_WHAT IS REQUIRED_
Repeat every line exactly, keeping the pictures out of the copy.

_SOURCE EXCERPT_
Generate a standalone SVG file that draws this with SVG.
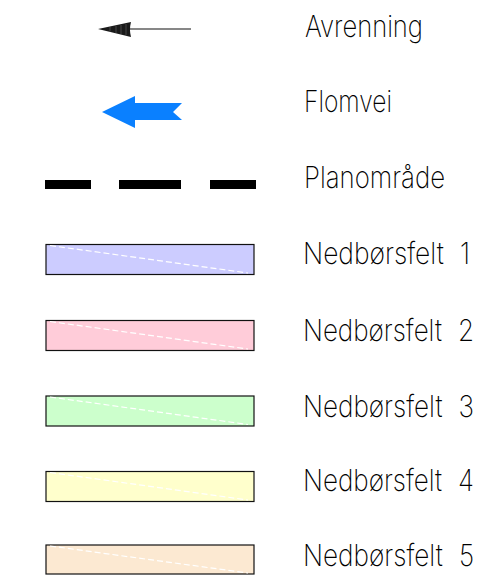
<svg xmlns="http://www.w3.org/2000/svg" width="502" height="578" viewBox="0 0 502 578">
  <style>
    .lbl { font-family: Inter, "DejaVu Sans", sans-serif; font-weight: 150; font-size: 30px; fill: #000; }
    .num { word-spacing: 10px; }
    .swatch { stroke: #111; stroke-width: 1.2; }
    .diag { stroke: #fff; stroke-width: 1.2; stroke-dasharray: 6 3; fill: none; }
  </style>
  <rect width="502" height="578" fill="#fff"/>

  <!-- runoff arrow -->
  <g id="avrenning">
    <line x1="128" y1="29" x2="191" y2="29" stroke="#111" stroke-width="1.2"/>
    <path d="M98,29 L131,22 Q129,29.5 131,37 Z" fill="#1a1a1a"/>
    <g stroke="#777" stroke-width="0.5">
      <line x1="110" y1="27" x2="110" y2="31.5"/>
      <line x1="116" y1="26" x2="116" y2="33"/>
      <line x1="121" y1="25" x2="121" y2="34"/>
      <line x1="126" y1="24" x2="126" y2="35"/>
    </g>
    <text class="lbl" x="305" y="37" textLength="118" lengthAdjust="spacingAndGlyphs">Avrenning</text>
  </g>

  <!-- flood path arrow -->
  <g id="flomvei">
    <polygon points="102,112 135,96 135,103 182,103 173,112 182,120 135,120 135,128" fill="#0A80FF"/>
    <text class="lbl" x="304" y="112" textLength="88" lengthAdjust="spacingAndGlyphs">Flomvei</text>
  </g>

  <!-- plan area boundary -->
  <g id="planomrade">
    <rect x="45" y="180" width="46" height="9" fill="#000"/>
    <rect x="119" y="180" width="62" height="9" fill="#000"/>
    <rect x="210" y="180" width="46" height="9" fill="#000"/>
    <text class="lbl" x="304" y="188" textLength="141" lengthAdjust="spacingAndGlyphs">Planområde</text>
  </g>

  <!-- catchment areas -->
  <g id="nedborsfelt1">
    <rect class="swatch" x="46" y="244.5" width="208" height="30" fill="#CCCCFF"/>
    <line class="diag" x1="50" y1="245.5" x2="248" y2="273"/>
    <text class="lbl num" x="303" y="264" textLength="167" lengthAdjust="spacingAndGlyphs">Nedbørsfelt 1</text>
  </g>
  <g id="nedborsfelt2">
    <rect class="swatch" x="46" y="320.5" width="208" height="30" fill="#FFCCD9"/>
    <line class="diag" x1="50" y1="321.5" x2="248" y2="349"/>
    <text class="lbl num" x="303" y="341" textLength="171" lengthAdjust="spacingAndGlyphs">Nedbørsfelt 2</text>
  </g>
  <g id="nedborsfelt3">
    <rect class="swatch" x="46" y="396" width="208" height="30" fill="#CCFFCC"/>
    <line class="diag" x1="50" y1="397" x2="248" y2="424.5"/>
    <text class="lbl num" x="303" y="417" textLength="171" lengthAdjust="spacingAndGlyphs">Nedbørsfelt 3</text>
  </g>
  <g id="nedborsfelt4">
    <rect class="swatch" x="46" y="471.5" width="208" height="30" fill="#FFFFCC"/>
    <line class="diag" x1="50" y1="472.5" x2="248" y2="500"/>
    <text class="lbl num" x="303" y="491" textLength="171" lengthAdjust="spacingAndGlyphs">Nedbørsfelt 4</text>
  </g>
  <g id="nedborsfelt5">
    <rect class="swatch" x="46" y="545" width="208" height="29" fill="#FCE9D2"/>
    <line class="diag" x1="50" y1="546" x2="248" y2="573"/>
    <text class="lbl num" x="303" y="566" textLength="171" lengthAdjust="spacingAndGlyphs">Nedbørsfelt 5</text>
  </g>
</svg>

_ANSWER FOR THIS EXERCISE_
Generate a standalone SVG file that draws this with SVG.
<svg xmlns="http://www.w3.org/2000/svg" width="502" height="578" viewBox="0 0 502 578">
  <style>
    .lbl { font-family: Inter, "DejaVu Sans", sans-serif; font-weight: 150; font-size: 30px; fill: #000; }
    .num { word-spacing: 10px; }
    .swatch { stroke: #111; stroke-width: 1.2; }
    .diag { stroke: #fff; stroke-width: 1.2; stroke-dasharray: 6 3; fill: none; }
  </style>
  <rect width="502" height="578" fill="#fff"/>

  <!-- runoff arrow -->
  <g id="avrenning">
    <line x1="128" y1="29" x2="191" y2="29" stroke="#111" stroke-width="1.2"/>
    <path d="M98,29 L131,22 Q129,29.5 131,37 Z" fill="#1a1a1a"/>
    <g stroke="#777" stroke-width="0.5">
      <line x1="110" y1="27" x2="110" y2="31.5"/>
      <line x1="116" y1="26" x2="116" y2="33"/>
      <line x1="121" y1="25" x2="121" y2="34"/>
      <line x1="126" y1="24" x2="126" y2="35"/>
    </g>
    <text class="lbl" x="305" y="37" textLength="118" lengthAdjust="spacingAndGlyphs">Avrenning</text>
  </g>

  <!-- flood path arrow -->
  <g id="flomvei">
    <polygon points="102,112 135,96 135,103 182,103 173,112 182,120 135,120 135,128" fill="#0A80FF"/>
    <text class="lbl" x="304" y="112" textLength="88" lengthAdjust="spacingAndGlyphs">Flomvei</text>
  </g>

  <!-- plan area boundary -->
  <g id="planomrade">
    <rect x="45" y="180" width="46" height="9" fill="#000"/>
    <rect x="119" y="180" width="62" height="9" fill="#000"/>
    <rect x="210" y="180" width="46" height="9" fill="#000"/>
    <text class="lbl" x="304" y="188" textLength="141" lengthAdjust="spacingAndGlyphs">Planområde</text>
  </g>

  <!-- catchment areas -->
  <g id="nedborsfelt1">
    <rect class="swatch" x="46" y="244.5" width="208" height="30" fill="#CCCCFF"/>
    <line class="diag" x1="50" y1="245.5" x2="248" y2="273"/>
    <text class="lbl num" x="303" y="264" textLength="167" lengthAdjust="spacingAndGlyphs">Nedbørsfelt 1</text>
  </g>
  <g id="nedborsfelt2">
    <rect class="swatch" x="46" y="320.5" width="208" height="30" fill="#FFCCD9"/>
    <line class="diag" x1="50" y1="321.5" x2="248" y2="349"/>
    <text class="lbl num" x="303" y="341" textLength="171" lengthAdjust="spacingAndGlyphs">Nedbørsfelt 2</text>
  </g>
  <g id="nedborsfelt3">
    <rect class="swatch" x="46" y="396" width="208" height="30" fill="#CCFFCC"/>
    <line class="diag" x1="50" y1="397" x2="248" y2="424.5"/>
    <text class="lbl num" x="303" y="417" textLength="171" lengthAdjust="spacingAndGlyphs">Nedbørsfelt 3</text>
  </g>
  <g id="nedborsfelt4">
    <rect class="swatch" x="46" y="471.5" width="208" height="30" fill="#FFFFCC"/>
    <line class="diag" x1="50" y1="472.5" x2="248" y2="500"/>
    <text class="lbl num" x="303" y="491" textLength="171" lengthAdjust="spacingAndGlyphs">Nedbørsfelt 4</text>
  </g>
  <g id="nedborsfelt5">
    <rect class="swatch" x="46" y="545" width="208" height="29" fill="#FCE9D2"/>
    <line class="diag" x1="50" y1="546" x2="248" y2="573"/>
    <text class="lbl num" x="303" y="566" textLength="171" lengthAdjust="spacingAndGlyphs">Nedbørsfelt 5</text>
  </g>
</svg>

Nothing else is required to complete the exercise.